On 1 November, the RBA left the official cash rate unchanged at its record-low level of 1.50 per cent. While some analysts had forecast a rate cut to 1.25 per cent at the November RBA board meeting, there was also the expectation that any cut in November would have been the last, as too low a rate could encourage people to take on more debt.
Delivering a speech at the Committee for Economic Development of Australia (CEDA) Annual Dinner in Melbourne this week, Mr Lowe backed this view, saying that the RBA must keep a close eye on household balance sheets and avoid Australian borrowers from becoming overleveraged.
The RBA governor said that when the recession hit the United States in 2008, some households found that they had simply borrowed too much.
“What followed was a period of defaults by some, less new borrowing and faster repayment of some debt. The result was a more severe downturn and a more protracted recovery than otherwise would have occurred,” he said.
“Given this and other experiences, we need to pay close attention to household balance sheets here in Australia too.”
Mr Lowe highlighted that debt levels, relative to income, are high in Australia and are much higher than they once were (see graph below).
Currently, household debt is equivalent to 185 per cent of annual household disposable income, a record high, and up from around 70 per cent in the early 1990s.
“The lower nominal interest rates that followed lower inflation in the 1990s allowed people to borrow more, as did the liberalisation of the financial system,” Mr Lowe explained.

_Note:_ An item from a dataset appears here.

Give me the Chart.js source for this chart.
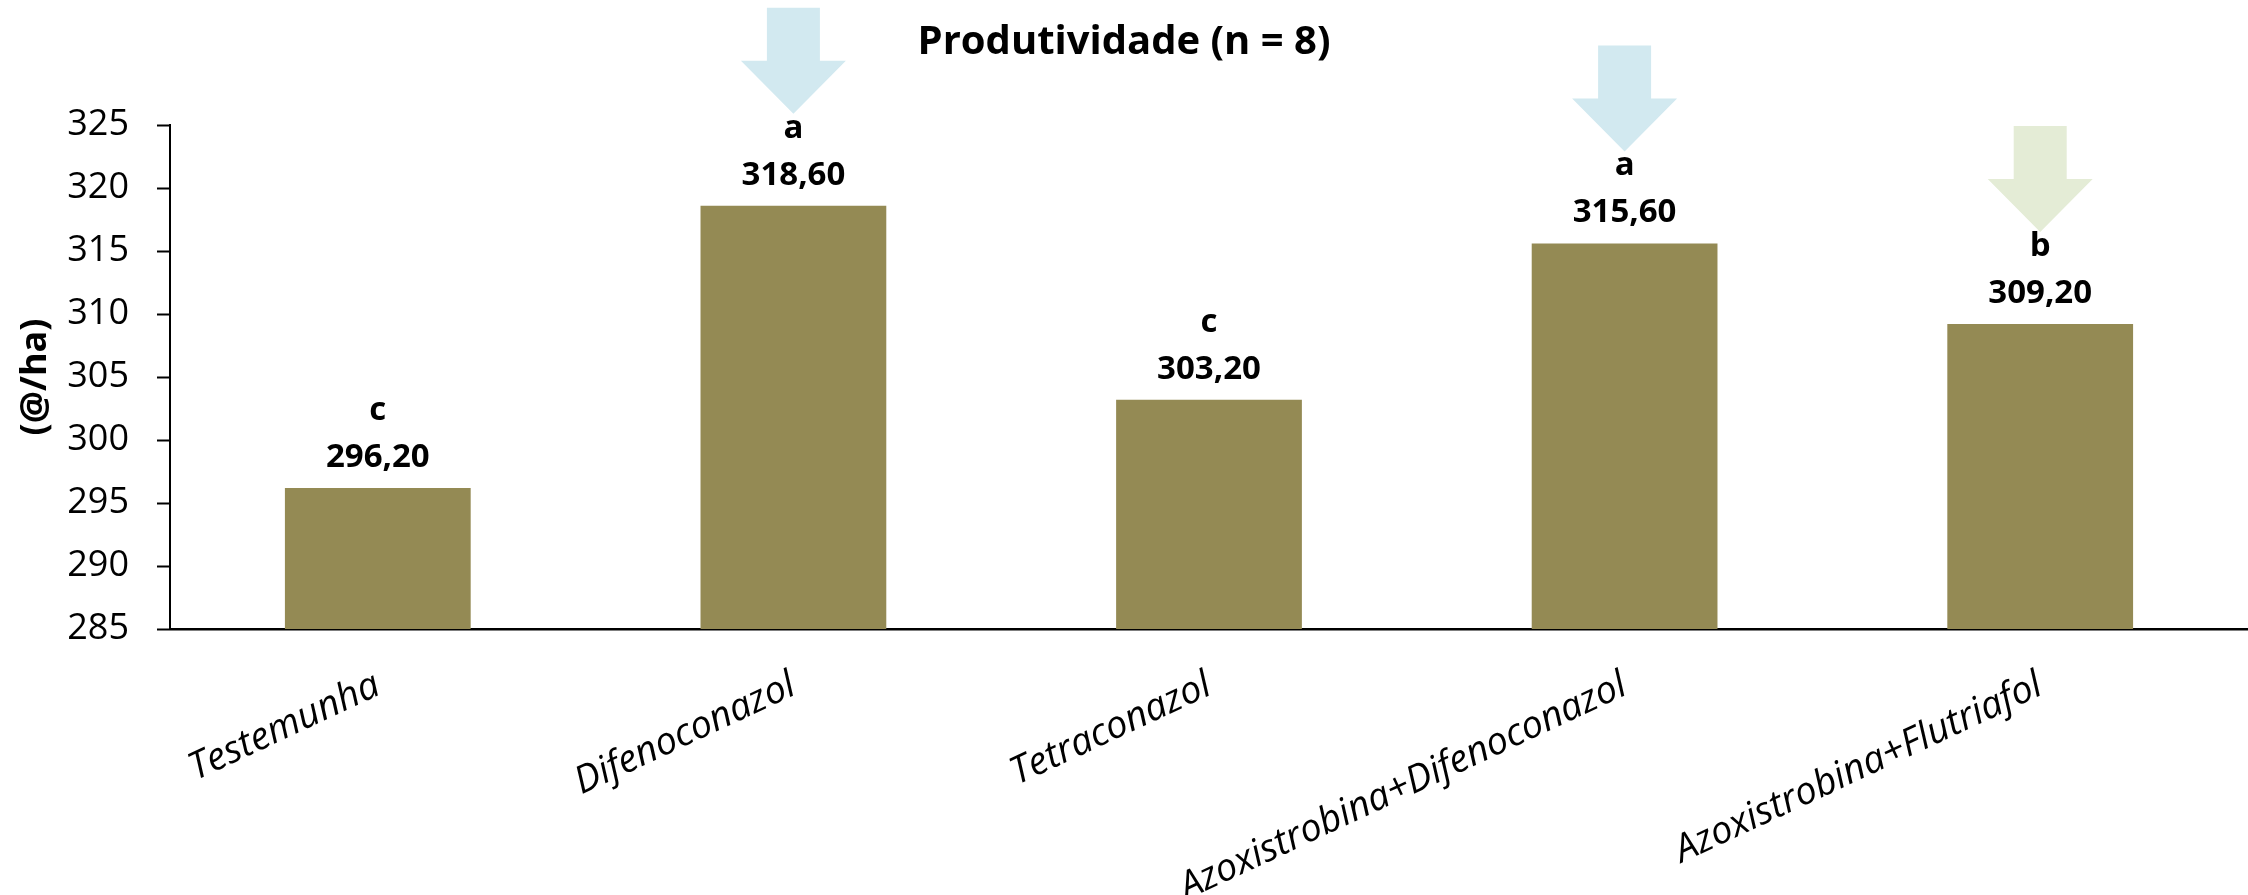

“As a nation, we took advantage of these new opportunities to borrow. As a result, we ended up with both higher levels of debt and higher housing prices.”
Given the high and rising levels of debt, the RBA said it needs to “watch things carefully” and avoid a build-up of financial imbalances in household balance sheets.
“We can never know with certainty exactly what level of debt is sustainable. It depends on income growth, lending standards and asset prices. But it surely must be the case that the higher is the debt, the greater is the risk,” Mr Lowe said.
“Given this, as I said recently when explaining our monetary policy decisions, it is unlikely to be in the public interest, given current projections for the economy, to encourage a noticeable rise in household indebtedness, even if doing so might encourage slightly faster consumption growth in the short term.”
Indeed, the market is increasingly of the expectation that the RBA will hold the cash rate at 1.50 per cent next month, with the RBA Rate Indicator showing there is now only a 5 per cent expectation of a drop to 1.25 per cent on 6 December, down from 12 per cent earlier this month.